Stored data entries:
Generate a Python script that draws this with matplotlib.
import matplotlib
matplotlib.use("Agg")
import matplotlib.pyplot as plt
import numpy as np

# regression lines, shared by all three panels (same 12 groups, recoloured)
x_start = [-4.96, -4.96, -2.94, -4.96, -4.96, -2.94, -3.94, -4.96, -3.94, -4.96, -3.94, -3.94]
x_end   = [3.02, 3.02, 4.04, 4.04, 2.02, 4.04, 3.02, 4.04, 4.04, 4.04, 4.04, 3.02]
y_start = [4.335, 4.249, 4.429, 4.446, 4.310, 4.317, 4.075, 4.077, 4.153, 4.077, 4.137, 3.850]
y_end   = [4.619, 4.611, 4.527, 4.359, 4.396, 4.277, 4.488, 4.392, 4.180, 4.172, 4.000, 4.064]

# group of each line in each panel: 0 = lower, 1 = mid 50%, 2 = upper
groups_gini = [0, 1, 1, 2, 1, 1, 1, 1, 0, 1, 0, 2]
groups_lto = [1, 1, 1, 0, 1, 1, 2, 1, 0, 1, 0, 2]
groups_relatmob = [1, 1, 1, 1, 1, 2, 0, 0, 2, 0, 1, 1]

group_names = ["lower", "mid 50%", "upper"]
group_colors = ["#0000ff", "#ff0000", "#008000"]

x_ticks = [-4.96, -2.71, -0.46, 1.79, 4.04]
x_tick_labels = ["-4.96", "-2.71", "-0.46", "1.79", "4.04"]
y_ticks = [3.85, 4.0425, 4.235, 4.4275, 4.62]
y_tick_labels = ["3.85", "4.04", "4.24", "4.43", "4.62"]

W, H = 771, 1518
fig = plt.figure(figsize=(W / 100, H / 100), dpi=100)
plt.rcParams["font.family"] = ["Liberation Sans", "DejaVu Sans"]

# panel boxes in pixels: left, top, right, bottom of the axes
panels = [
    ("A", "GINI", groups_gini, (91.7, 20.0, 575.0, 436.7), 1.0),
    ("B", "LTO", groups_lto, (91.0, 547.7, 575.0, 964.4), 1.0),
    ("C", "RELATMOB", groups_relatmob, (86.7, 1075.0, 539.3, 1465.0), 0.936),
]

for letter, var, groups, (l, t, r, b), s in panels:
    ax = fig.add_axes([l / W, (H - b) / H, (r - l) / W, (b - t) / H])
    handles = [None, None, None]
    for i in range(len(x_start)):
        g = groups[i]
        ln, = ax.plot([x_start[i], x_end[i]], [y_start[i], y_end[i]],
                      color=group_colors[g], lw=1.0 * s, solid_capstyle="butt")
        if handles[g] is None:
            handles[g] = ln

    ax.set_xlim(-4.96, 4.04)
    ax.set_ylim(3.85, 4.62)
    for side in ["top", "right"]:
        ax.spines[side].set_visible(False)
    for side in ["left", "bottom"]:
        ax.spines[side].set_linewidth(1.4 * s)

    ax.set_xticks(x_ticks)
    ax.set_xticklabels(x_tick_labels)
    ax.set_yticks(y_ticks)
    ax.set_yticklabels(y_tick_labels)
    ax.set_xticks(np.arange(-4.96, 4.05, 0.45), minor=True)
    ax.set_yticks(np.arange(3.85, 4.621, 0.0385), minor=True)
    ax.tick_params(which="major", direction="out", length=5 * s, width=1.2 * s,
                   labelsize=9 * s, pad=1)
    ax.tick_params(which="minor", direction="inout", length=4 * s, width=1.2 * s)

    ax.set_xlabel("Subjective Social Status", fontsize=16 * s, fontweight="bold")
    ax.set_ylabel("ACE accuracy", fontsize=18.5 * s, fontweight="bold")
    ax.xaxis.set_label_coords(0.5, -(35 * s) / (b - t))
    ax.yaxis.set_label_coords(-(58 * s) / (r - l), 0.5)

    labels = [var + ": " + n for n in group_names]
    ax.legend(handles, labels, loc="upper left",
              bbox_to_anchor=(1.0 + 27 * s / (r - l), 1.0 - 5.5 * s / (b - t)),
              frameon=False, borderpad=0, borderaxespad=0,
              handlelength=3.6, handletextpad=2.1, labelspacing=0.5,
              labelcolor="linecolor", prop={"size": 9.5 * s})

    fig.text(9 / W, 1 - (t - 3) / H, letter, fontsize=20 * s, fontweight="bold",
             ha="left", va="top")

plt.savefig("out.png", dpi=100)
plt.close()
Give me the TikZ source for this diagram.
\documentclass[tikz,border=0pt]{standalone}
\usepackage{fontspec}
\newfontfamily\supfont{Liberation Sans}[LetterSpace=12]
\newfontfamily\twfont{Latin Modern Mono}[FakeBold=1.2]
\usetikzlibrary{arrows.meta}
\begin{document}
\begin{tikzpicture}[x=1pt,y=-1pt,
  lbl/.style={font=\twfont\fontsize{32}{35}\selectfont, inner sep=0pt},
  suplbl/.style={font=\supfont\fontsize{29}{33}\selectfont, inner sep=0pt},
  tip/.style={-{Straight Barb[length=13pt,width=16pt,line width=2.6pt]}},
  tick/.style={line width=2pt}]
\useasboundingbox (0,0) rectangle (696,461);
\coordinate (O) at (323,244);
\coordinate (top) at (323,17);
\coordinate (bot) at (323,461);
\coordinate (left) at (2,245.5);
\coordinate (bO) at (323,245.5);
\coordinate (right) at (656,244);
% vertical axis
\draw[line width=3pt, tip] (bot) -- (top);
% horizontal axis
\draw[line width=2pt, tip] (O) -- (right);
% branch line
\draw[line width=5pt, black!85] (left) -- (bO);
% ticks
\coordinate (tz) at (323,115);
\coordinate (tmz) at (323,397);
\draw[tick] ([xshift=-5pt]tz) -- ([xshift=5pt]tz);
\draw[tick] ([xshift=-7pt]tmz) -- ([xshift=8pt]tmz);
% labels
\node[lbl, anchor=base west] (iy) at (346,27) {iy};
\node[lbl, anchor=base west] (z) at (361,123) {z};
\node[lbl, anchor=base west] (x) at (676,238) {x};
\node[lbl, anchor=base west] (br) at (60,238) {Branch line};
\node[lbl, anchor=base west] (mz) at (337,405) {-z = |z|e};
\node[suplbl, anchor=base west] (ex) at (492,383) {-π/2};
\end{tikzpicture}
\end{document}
* * *
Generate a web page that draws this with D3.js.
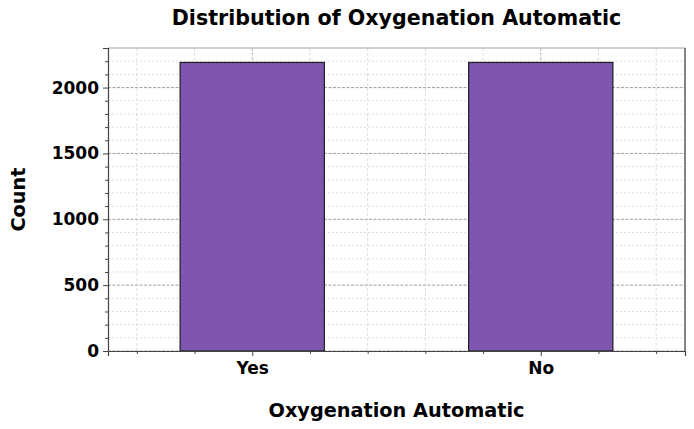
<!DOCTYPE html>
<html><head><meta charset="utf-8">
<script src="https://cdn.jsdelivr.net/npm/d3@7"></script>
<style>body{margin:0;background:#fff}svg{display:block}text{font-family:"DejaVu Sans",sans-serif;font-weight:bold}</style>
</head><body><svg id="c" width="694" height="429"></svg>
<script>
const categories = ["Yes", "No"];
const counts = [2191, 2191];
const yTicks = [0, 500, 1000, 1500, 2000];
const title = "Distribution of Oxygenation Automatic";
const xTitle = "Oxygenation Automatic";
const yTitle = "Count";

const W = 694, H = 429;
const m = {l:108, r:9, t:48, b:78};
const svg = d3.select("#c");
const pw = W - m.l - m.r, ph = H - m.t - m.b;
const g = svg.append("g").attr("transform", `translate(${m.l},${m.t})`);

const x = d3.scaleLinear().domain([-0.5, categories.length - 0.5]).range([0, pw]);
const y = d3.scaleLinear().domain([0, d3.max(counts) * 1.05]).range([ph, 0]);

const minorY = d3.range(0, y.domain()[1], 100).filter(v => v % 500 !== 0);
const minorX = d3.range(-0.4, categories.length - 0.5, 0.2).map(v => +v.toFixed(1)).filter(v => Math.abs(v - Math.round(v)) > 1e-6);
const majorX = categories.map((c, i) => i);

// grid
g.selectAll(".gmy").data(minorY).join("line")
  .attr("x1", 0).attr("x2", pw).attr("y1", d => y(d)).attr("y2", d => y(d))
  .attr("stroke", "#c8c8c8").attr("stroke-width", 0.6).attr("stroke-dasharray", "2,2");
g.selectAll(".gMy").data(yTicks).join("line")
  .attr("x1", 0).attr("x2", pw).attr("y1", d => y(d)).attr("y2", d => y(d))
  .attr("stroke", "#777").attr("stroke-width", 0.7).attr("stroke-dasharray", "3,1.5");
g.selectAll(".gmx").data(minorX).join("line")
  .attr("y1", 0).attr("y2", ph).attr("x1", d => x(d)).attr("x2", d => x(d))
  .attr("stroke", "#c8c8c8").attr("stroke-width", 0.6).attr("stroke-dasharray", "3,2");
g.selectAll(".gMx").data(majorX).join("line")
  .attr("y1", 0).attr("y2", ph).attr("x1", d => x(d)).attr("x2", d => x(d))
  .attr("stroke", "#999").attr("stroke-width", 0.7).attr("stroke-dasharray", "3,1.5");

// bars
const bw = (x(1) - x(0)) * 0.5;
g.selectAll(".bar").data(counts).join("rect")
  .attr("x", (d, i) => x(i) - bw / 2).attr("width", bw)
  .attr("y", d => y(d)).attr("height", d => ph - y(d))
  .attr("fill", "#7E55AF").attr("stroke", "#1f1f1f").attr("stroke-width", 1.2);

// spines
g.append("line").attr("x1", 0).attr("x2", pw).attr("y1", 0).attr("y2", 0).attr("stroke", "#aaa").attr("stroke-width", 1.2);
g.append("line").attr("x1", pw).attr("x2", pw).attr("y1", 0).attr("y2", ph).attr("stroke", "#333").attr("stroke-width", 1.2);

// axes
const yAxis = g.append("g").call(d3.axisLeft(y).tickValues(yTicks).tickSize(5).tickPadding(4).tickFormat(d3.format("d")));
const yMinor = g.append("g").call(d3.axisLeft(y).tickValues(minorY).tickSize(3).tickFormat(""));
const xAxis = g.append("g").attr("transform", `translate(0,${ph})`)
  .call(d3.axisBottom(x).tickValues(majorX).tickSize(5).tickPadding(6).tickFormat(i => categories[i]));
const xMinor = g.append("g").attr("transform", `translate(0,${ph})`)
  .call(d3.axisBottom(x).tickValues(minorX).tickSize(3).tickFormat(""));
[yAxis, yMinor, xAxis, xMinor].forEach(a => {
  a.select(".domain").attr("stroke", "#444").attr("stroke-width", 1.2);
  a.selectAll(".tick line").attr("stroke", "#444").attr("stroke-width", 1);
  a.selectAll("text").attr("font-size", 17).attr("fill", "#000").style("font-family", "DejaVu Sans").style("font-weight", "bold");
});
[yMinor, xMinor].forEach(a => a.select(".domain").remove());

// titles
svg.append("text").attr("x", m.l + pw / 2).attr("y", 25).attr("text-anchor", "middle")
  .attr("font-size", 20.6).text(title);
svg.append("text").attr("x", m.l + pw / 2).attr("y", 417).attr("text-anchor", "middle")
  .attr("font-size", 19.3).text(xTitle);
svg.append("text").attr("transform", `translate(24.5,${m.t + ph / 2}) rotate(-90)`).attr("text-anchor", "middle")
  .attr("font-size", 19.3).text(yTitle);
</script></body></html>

• _What to work on_
Leave the pictures out and copy exactly the lines from the one with "Generate a web" to the one with "const majorX = categories.map((c, i) => i);", both included.

• _Answer to the task_
Generate a web page that draws this with D3.js.
<!DOCTYPE html>
<html><head><meta charset="utf-8">
<script src="https://cdn.jsdelivr.net/npm/d3@7"></script>
<style>body{margin:0;background:#fff}svg{display:block}text{font-family:"DejaVu Sans",sans-serif;font-weight:bold}</style>
</head><body><svg id="c" width="694" height="429"></svg>
<script>
const categories = ["Yes", "No"];
const counts = [2191, 2191];
const yTicks = [0, 500, 1000, 1500, 2000];
const title = "Distribution of Oxygenation Automatic";
const xTitle = "Oxygenation Automatic";
const yTitle = "Count";

const W = 694, H = 429;
const m = {l:108, r:9, t:48, b:78};
const svg = d3.select("#c");
const pw = W - m.l - m.r, ph = H - m.t - m.b;
const g = svg.append("g").attr("transform", `translate(${m.l},${m.t})`);

const x = d3.scaleLinear().domain([-0.5, categories.length - 0.5]).range([0, pw]);
const y = d3.scaleLinear().domain([0, d3.max(counts) * 1.05]).range([ph, 0]);

const minorY = d3.range(0, y.domain()[1], 100).filter(v => v % 500 !== 0);
const minorX = d3.range(-0.4, categories.length - 0.5, 0.2).map(v => +v.toFixed(1)).filter(v => Math.abs(v - Math.round(v)) > 1e-6);
const majorX = categories.map((c, i) => i);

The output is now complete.